コンテンツのカテゴリに関する意見の相違 (4.4)
論文では、アノテーターの意見の相違がどのようなコンテンツで発生するのかという分析に加えて、年齢、性別、地域による意見の相違などの分析も行っている。ここでは、コンテンツのカテゴリに関する分析結果に焦点を当てて説明する。
アノテーションされたレーティング値の標準偏差によって、アノテーターのグループを比較している。標準偏差が高いほど意見の相違が大きい。アノテーションするテキストは 50%, 10%, 40% でランダム、道徳的感情、特定の社会集団の言及から選択して構成していると前述した。この3種のカテゴリにおいて意見の相違を比較した。
結果は図の通り。特定の社会集団の言及アイテムは、ほかのアイテムよりも地域によって意見の相違が大きいとしている(標準偏差で示している)。
loyalty (忠誠心) は道徳的感情から選択したテキストなのだけど、論文中の言及はなかった。しかしこれも前述したように “内集団との協力と外集団との競争” という定義であるので、特定の社会集団を表現していそうではある。christian の cross-region-std が小さいのは英語話者という制約条件が影響していそう。
具体例を見るとこの結果を理解しやすい。以下の Table.3 の “Si” が日本を含む漢字文化圏。トランスジェンダーの皮肉についての感度が低く、見逃しやすいだろうと容易に想像できる。ほかの例についても同様。

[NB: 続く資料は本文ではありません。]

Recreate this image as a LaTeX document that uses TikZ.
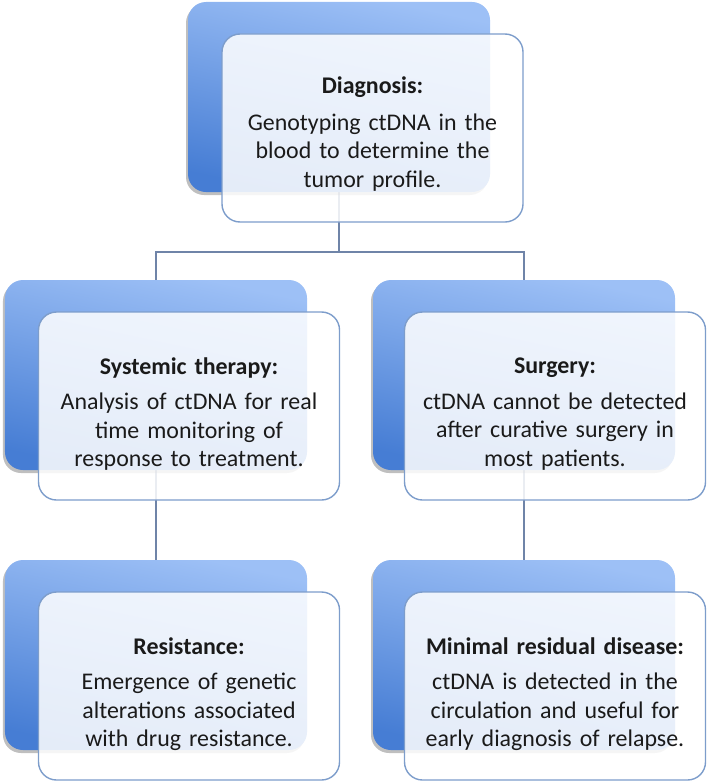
\documentclass[tikz,border=0pt]{standalone}
\usepackage{fontspec}
\setmainfont{Carlito}
\usetikzlibrary{shadows,backgrounds}
\definecolor{backtop}{HTML}{9DC0F6}
\definecolor{backbot}{HTML}{467DD4}
\definecolor{frontdraw}{HTML}{7D9DCB}
\definecolor{conn}{HTML}{6F84A8}
\definecolor{txt}{HTML}{1A1A1A}
\tikzset{
  backbox/.style={rectangle, rounded corners=18bp, minimum width=302bp, minimum height=190bp,
    top color=backtop, bottom color=backbot, shading angle=-12,
    drop shadow={shadow xshift=-2bp, shadow yshift=-3bp, opacity=0.25, fill=black}},
  frontbox/.style={rectangle, rounded corners=18bp, minimum width=301bp, minimum height=188bp,
    fill=white, fill opacity=0.86, draw=frontdraw, line width=1.4bp},
  boxtext/.style={text width=296bp, align=center, font=\fontsize{24}{28.5}\selectfont, text=txt},
  connector/.style={draw=conn, line width=1.5bp},
}
\begin{document}
\begin{tikzpicture}[x=1bp,y=-1bp]
\useasboundingbox (0,0) rectangle (709,784);
% back boxes
\node[backbox] (dB) at (339,97) {};
\node[backbox] (sB) at (156,375) {};
\node[backbox] (uB) at (524,375) {};
\node[backbox] (rB) at (156,655) {};
\node[backbox] (mB) at (524,655) {};
\coordinate (j) at (339,252);
% connectors behind
\begin{scope}[on background layer]
\draw[connector] (dB.center) -- (dB.center |- j) -| (sB.center);
\draw[connector] (dB.center |- j) -| (uB.center);
\draw[connector] (sB.center) -- (rB.center);
\draw[connector] (uB.center) -- (mB.center);
\end{scope}
% front boxes
\node[frontbox] (dF) at (372.5,128) {};
\node[frontbox] (sF) at (189,406) {};
\node[frontbox] (uF) at (555,406) {};
\node[frontbox] (rF) at (189,686) {};
\node[frontbox] (mF) at (555,686) {};
% texts
\node[boxtext] (dT) at (372.5,134) {\textbf{Diagnosis:}\\[8bp]Genotyping ctDNA in the\\blood to determine the\\tumor profile.};
\node[boxtext] (sT) at (189,414) {\textbf{Systemic therapy:}\\[7bp]Analysis of ctDNA for real\\time monitoring of\\response to treatment.};
\node[boxtext] (uT) at (555,414) {\textbf{Surgery:}\\[7bp]ctDNA cannot be detected\\after curative surgery in\\most patients.};
\node[boxtext] (rT) at (189,694) {\textbf{Resistance:}\\[7bp]Emergence of genetic\\alterations associated\\with drug resistance.};
\node[boxtext] (mT) at (555,694) {\textbf{Minimal residual disease:}\\[7bp]ctDNA is detected in the\\circulation and useful for\\early diagnosis of relapse.};
\end{tikzpicture}
\end{document}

こうして考えると、最近アメリカでホットな話題である移民についての議論も、当事者ではない社会集団にとっては見逃しやすそうである。
所感
動的な few-shot アプローチと⑤人間評価者のアシスタンスは、人による判断の相違を吸収して一貫性のあるモデレーションを実施するための良い手段であると思う。特に新しい概念や表現の変化にどこまで対応できるのか、実際に運用するシーンを考えると面白い。
二本目の論文はアノテーターの多様な価値観を考慮する重要性を指摘している。ソーシャルメディア上の嫌がらせや誹謗中傷は巧妙で、ターゲットとなる集団だけが敏感に反応する攻撃的な表現を使うことが多々ある。特に少数の社会集団である場合には、これが見逃されやすい。動的なfew-shotアプローチは、ターゲット集団からのフィードバックを継続的に取り入れることで、このような微妙な攻撃表現の検出精度を向上させる可能性がある。大変良さそうなので実際に運用して確認してみたいところ。
「少数の社会集団の場合に見逃されやすい」という課題に対して、少数集団の価値観を反映したアノテーションデータが重要となる。これをふまえて、モデルの公平性と透明性を確保する対策としてどのような行動が必要か、どの程度可能であるか。チャレンジングな課題であるため、色々な実験をしていきたいと思いました。おわり。